Source code of charts:

▶

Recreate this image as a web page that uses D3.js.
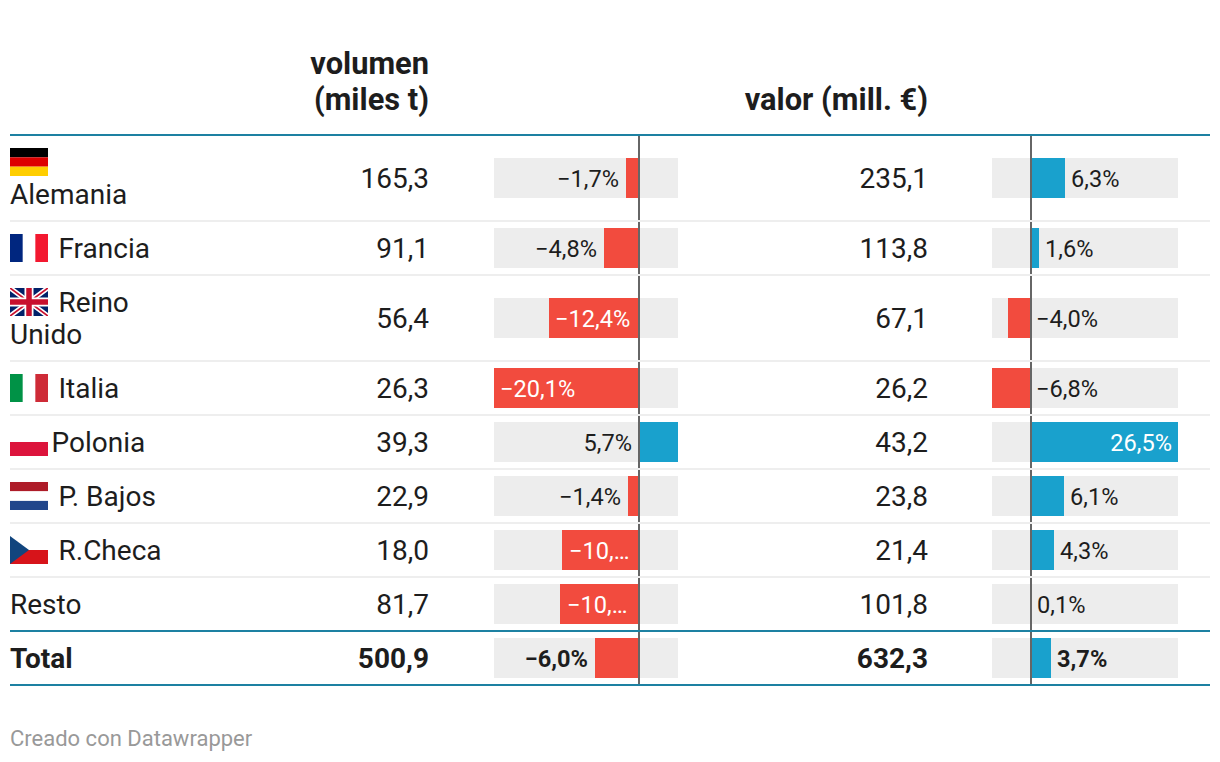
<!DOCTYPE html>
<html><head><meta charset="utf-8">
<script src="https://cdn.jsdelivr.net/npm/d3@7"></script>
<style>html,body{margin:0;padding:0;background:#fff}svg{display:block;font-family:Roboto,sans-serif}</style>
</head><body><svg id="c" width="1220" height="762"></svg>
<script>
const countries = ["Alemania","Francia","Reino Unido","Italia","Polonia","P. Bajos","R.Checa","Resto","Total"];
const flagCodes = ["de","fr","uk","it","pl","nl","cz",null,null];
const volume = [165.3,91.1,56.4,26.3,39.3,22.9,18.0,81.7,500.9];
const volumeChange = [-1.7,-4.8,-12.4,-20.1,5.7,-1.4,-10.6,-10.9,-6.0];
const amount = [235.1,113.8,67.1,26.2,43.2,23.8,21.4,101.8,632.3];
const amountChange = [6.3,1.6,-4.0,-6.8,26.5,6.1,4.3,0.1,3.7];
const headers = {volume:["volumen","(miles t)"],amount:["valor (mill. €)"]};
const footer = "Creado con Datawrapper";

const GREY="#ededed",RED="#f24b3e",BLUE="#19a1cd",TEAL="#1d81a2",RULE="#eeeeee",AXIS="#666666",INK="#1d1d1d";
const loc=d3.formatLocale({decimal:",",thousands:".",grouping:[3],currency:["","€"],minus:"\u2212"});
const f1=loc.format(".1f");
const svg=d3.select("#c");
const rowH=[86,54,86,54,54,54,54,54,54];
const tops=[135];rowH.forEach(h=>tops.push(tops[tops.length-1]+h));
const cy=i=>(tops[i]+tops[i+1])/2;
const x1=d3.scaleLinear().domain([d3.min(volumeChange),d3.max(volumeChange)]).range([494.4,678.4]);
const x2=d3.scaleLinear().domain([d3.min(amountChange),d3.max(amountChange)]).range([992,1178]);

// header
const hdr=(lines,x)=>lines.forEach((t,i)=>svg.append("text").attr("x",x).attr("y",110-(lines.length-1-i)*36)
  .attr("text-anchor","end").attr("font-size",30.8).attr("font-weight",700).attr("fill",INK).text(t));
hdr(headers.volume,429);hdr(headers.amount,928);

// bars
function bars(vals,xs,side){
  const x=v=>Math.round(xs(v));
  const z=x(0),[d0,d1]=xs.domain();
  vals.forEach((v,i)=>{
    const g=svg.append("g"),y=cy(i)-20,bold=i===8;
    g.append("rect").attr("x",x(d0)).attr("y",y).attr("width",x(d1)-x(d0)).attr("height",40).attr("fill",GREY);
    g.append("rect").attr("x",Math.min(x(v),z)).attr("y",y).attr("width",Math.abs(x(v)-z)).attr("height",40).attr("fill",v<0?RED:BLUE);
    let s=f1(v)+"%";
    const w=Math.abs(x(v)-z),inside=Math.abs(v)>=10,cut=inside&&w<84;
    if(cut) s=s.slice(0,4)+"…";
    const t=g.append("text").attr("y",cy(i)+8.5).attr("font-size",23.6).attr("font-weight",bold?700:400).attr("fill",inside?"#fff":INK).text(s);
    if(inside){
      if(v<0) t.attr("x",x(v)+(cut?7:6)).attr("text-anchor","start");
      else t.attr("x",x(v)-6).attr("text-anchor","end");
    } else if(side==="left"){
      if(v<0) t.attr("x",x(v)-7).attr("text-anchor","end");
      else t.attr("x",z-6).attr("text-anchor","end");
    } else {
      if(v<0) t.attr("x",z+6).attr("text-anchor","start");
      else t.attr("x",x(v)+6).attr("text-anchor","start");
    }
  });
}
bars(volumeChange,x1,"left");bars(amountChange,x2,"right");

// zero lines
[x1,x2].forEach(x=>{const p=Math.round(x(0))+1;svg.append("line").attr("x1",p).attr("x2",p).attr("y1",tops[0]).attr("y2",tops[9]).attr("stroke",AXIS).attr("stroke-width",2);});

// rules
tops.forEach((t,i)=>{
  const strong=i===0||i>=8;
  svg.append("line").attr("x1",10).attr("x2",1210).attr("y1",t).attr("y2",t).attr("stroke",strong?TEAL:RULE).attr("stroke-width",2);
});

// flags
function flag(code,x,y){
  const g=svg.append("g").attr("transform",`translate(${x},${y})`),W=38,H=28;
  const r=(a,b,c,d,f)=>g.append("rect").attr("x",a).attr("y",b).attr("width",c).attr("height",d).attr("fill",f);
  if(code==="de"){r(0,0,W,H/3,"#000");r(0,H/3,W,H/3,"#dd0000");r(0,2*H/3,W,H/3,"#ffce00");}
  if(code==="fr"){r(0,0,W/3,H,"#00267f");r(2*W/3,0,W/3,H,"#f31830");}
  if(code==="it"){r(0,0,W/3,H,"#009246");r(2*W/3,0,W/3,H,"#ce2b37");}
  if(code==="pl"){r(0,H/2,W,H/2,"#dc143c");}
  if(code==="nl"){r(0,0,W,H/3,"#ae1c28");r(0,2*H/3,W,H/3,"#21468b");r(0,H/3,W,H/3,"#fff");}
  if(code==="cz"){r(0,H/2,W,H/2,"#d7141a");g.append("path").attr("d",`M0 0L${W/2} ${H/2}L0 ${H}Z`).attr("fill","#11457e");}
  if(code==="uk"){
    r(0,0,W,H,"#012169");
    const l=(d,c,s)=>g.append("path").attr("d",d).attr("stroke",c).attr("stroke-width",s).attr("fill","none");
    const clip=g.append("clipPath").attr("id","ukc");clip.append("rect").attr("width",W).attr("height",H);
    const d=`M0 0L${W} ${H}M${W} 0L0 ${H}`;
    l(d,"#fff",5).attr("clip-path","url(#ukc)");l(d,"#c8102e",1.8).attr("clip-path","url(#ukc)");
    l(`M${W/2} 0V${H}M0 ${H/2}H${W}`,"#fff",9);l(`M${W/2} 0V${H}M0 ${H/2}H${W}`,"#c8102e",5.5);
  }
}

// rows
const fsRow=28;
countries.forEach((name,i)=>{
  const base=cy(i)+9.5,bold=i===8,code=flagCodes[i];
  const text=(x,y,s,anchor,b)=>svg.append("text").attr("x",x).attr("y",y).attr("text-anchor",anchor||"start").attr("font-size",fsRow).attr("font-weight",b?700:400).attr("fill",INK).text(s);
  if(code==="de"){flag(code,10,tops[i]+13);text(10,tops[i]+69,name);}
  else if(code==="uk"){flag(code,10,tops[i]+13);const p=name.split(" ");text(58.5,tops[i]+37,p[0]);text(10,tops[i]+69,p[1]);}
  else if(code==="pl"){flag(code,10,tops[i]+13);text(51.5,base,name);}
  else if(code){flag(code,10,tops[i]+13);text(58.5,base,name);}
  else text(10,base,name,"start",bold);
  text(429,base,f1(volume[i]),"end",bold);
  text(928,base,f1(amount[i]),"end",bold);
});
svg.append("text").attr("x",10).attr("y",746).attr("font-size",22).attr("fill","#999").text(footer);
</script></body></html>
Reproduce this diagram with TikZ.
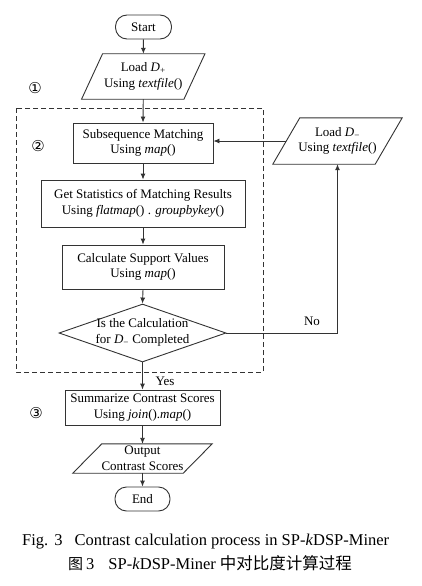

◀

What needs to be done.
Omit the pictures, then repeat exactly each line from the beginning of the listing through the line with "hdr(headers.volume,429);hdr(headers.amount,928);".

Exercise solution.
Recreate this image as a web page that uses D3.js.
<!DOCTYPE html>
<html><head><meta charset="utf-8">
<script src="https://cdn.jsdelivr.net/npm/d3@7"></script>
<style>html,body{margin:0;padding:0;background:#fff}svg{display:block;font-family:Roboto,sans-serif}</style>
</head><body><svg id="c" width="1220" height="762"></svg>
<script>
const countries = ["Alemania","Francia","Reino Unido","Italia","Polonia","P. Bajos","R.Checa","Resto","Total"];
const flagCodes = ["de","fr","uk","it","pl","nl","cz",null,null];
const volume = [165.3,91.1,56.4,26.3,39.3,22.9,18.0,81.7,500.9];
const volumeChange = [-1.7,-4.8,-12.4,-20.1,5.7,-1.4,-10.6,-10.9,-6.0];
const amount = [235.1,113.8,67.1,26.2,43.2,23.8,21.4,101.8,632.3];
const amountChange = [6.3,1.6,-4.0,-6.8,26.5,6.1,4.3,0.1,3.7];
const headers = {volume:["volumen","(miles t)"],amount:["valor (mill. €)"]};
const footer = "Creado con Datawrapper";

const GREY="#ededed",RED="#f24b3e",BLUE="#19a1cd",TEAL="#1d81a2",RULE="#eeeeee",AXIS="#666666",INK="#1d1d1d";
const loc=d3.formatLocale({decimal:",",thousands:".",grouping:[3],currency:["","€"],minus:"\u2212"});
const f1=loc.format(".1f");
const svg=d3.select("#c");
const rowH=[86,54,86,54,54,54,54,54,54];
const tops=[135];rowH.forEach(h=>tops.push(tops[tops.length-1]+h));
const cy=i=>(tops[i]+tops[i+1])/2;
const x1=d3.scaleLinear().domain([d3.min(volumeChange),d3.max(volumeChange)]).range([494.4,678.4]);
const x2=d3.scaleLinear().domain([d3.min(amountChange),d3.max(amountChange)]).range([992,1178]);

// header
const hdr=(lines,x)=>lines.forEach((t,i)=>svg.append("text").attr("x",x).attr("y",110-(lines.length-1-i)*36)
  .attr("text-anchor","end").attr("font-size",30.8).attr("font-weight",700).attr("fill",INK).text(t));
hdr(headers.volume,429);hdr(headers.amount,928);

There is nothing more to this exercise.